Policy · Version 1.0 · 17 April 2026
Moderation policy
How contributed content — case submissions, comments, newsletter feedback, translation contributions — is reviewed, anonymised, accepted, or declined on Homeowner.org.nz. Published in advance so contributors know what to expect. Applied consistently. Updated only with changelog documentation.
Principles
- Patterns, not individuals. Contributions that name specific agents, agencies, inspectors, or other service providers are anonymised before publication. Regional and role-level detail may remain (e.g., "Wellington vendor, April 2026").
- Privacy first. Contributions containing personal information about third parties (other than the contributor) are reviewed against Privacy Act 2020 IPPs. Information that could identify a third party without their consent is removed or the submission is declined.
- Accuracy is required. Contributions making factual claims that cannot be substantiated are declined. Contributions describing experiences are accepted in the contributor's voice, subject to anonymisation.
- Legal-advice disclaimer in full. Contributed content is general information. Moderators will add or strengthen disclaimers if the contribution reads as advice rather than experience.
- Defamation-safe framing. Statements about named parties that could be defamatory are rewritten structurally or removed. Anonymised analogues may remain.
- Transparency of moderation. Significant moderation decisions (declines, substantial rewrites) are logged. Aggregated moderation statistics will be published periodically once contribution opens.
What goes through moderation
- Case submissions — structural pattern descriptions from members.
- Comments or feedback submitted via any channel.
- Translation contributions before they are published in non-English editions.
- Research data contributions.
- Images or documents uploaded with any submission.
The review process
- Intake. Contribution received via designated channel. Automated acknowledgement sent.
- Initial review. Moderator checks scope (is this material we handle?), privacy (any third-party information?), and basic plausibility. Typical timeframe: 3–5 working days.
- Anonymisation. Identifying details removed or generalised. Draft returned to contributor for confirmation of factual accuracy.
- Legal and editorial review. Defamation-safety check, editorial principles (patterns-not-people, motive calibration, NZ-specific language). Legal review for material claims.
- Publication decision. Accept (published), accept-with-changes (contributor consulted), decline (reason given).
- Appeal. Contributors can appeal decline decisions. Appeal reviewed by a different moderator.
Common reasons for decline
- Identifies a specific individual or agency in a way that cannot be adequately anonymised.
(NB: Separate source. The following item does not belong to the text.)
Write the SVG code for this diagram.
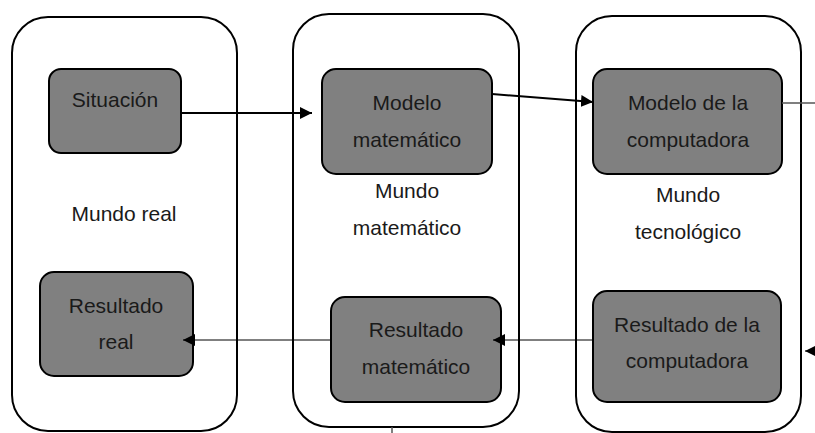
<svg xmlns="http://www.w3.org/2000/svg" width="815" height="433" viewBox="0 0 815 433">
<defs>
<style>
.cont{fill:#fff;stroke:#000;stroke-width:2}
.box{fill:#808080;stroke:#000;stroke-width:2}
.t{font-family:"Liberation Sans",Arial,sans-serif;font-size:21px;fill:#1a1a1a;text-anchor:middle}
.c{stroke:#000;stroke-width:2;fill:none}
</style>
<marker id="ah" markerWidth="12" markerHeight="12" refX="12" refY="6" orient="auto" markerUnits="userSpaceOnUse">
<path d="M0,0 L12,6 L0,12 Z" fill="#000"/>
</marker>
</defs>
<rect width="815" height="433" fill="#fff"/>
<g id="mundo-real">
<rect class="cont" x="12" y="17" width="225" height="414" rx="36"/>
<text class="t" x="124" y="221">Mundo real</text>
</g>
<g id="mundo-matematico">
<rect class="cont" x="293" y="14" width="226" height="413" rx="36"/>
<text class="t" x="407" y="198">Mundo</text>
<text class="t" x="407" y="235">matemático</text>
</g>
<g id="mundo-tecnologico">
<rect class="cont" x="576" y="16" width="225" height="416" rx="36"/>
<text class="t" x="688" y="202">Mundo</text>
<text class="t" x="688" y="239">tecnológico</text>
</g>
<g id="situacion">
<rect class="box" x="49" y="69" width="132" height="84" rx="12"/>
<text class="t" x="115" y="107">Situación</text>
</g>
<g id="modelo-matematico">
<rect class="box" x="322" y="69" width="170" height="105" rx="14"/>
<text class="t" x="407" y="110">Modelo</text>
<text class="t" x="407" y="147">matemático</text>
</g>
<g id="modelo-computadora">
<rect class="box" x="593" y="69" width="189" height="105" rx="14"/>
<text class="t" x="688" y="110">Modelo de la</text>
<text class="t" x="688" y="147">computadora</text>
</g>
<g id="resultado-real">
<rect class="box" x="40" y="272" width="153" height="104" rx="14"/>
<text class="t" x="116" y="313">Resultado</text>
<text class="t" x="116" y="349">real</text>
</g>
<g id="resultado-matematico">
<rect class="box" x="331" y="297" width="170" height="105" rx="14"/>
<text class="t" x="416" y="337">Resultado</text>
<text class="t" x="416" y="374">matemático</text>
</g>
<g id="resultado-computadora">
<rect class="box" x="593" y="291" width="188" height="111" rx="14"/>
<text class="t" x="687" y="332">Resultado de la</text>
<text class="t" x="687" y="368">computadora</text>
</g>
<g id="connectors">
<line class="c" x1="181" y1="113" x2="312" y2="113" marker-end="url(#ah)"/>
<line class="c" x1="492" y1="94" x2="593" y2="102" marker-end="url(#ah)"/>
<line x1="782" y1="103" x2="815" y2="103" stroke="#555" stroke-width="1.5"/>
<line x1="815" y1="351" x2="805" y2="351" stroke="#000" stroke-width="1" marker-end="url(#ah)"/>
<line x1="593" y1="340" x2="493" y2="340" stroke="#000" stroke-width="1" marker-end="url(#ah)"/>
<line x1="331" y1="340" x2="183" y2="340" stroke="#000" stroke-width="1" marker-end="url(#ah)"/>
<line x1="392" y1="427" x2="392" y2="433" stroke="#555" stroke-width="1.5"/>
</g>
</svg>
- Contains material that may be defamatory even after anonymisation (specific allegations that would be identifiable).
- Contains personal information about third parties (other than the contributor) without evidence of consent.
- Is primarily a complaint about a specific transaction rather than a describable structural pattern.
- Is factually unsubstantiated (claims that cannot be supported by documentation).
- Is outside NZ jurisdiction or the site's scope (the site is NZ-specific).
When contributors can expect a response
- Acknowledgement: Immediate (automated).
- Initial review outcome: 5–10 working days.
- If anonymisation proposed: Draft returned within 5 working days of review start.
- Final decision: 2–4 weeks from submission (depending on complexity).
- Appeal outcome: 2 weeks from appeal lodgement.
Updates to this policy
This is version 1.0. Substantive updates will be logged in the changelog. Contributors will be notified of changes that affect existing contributions.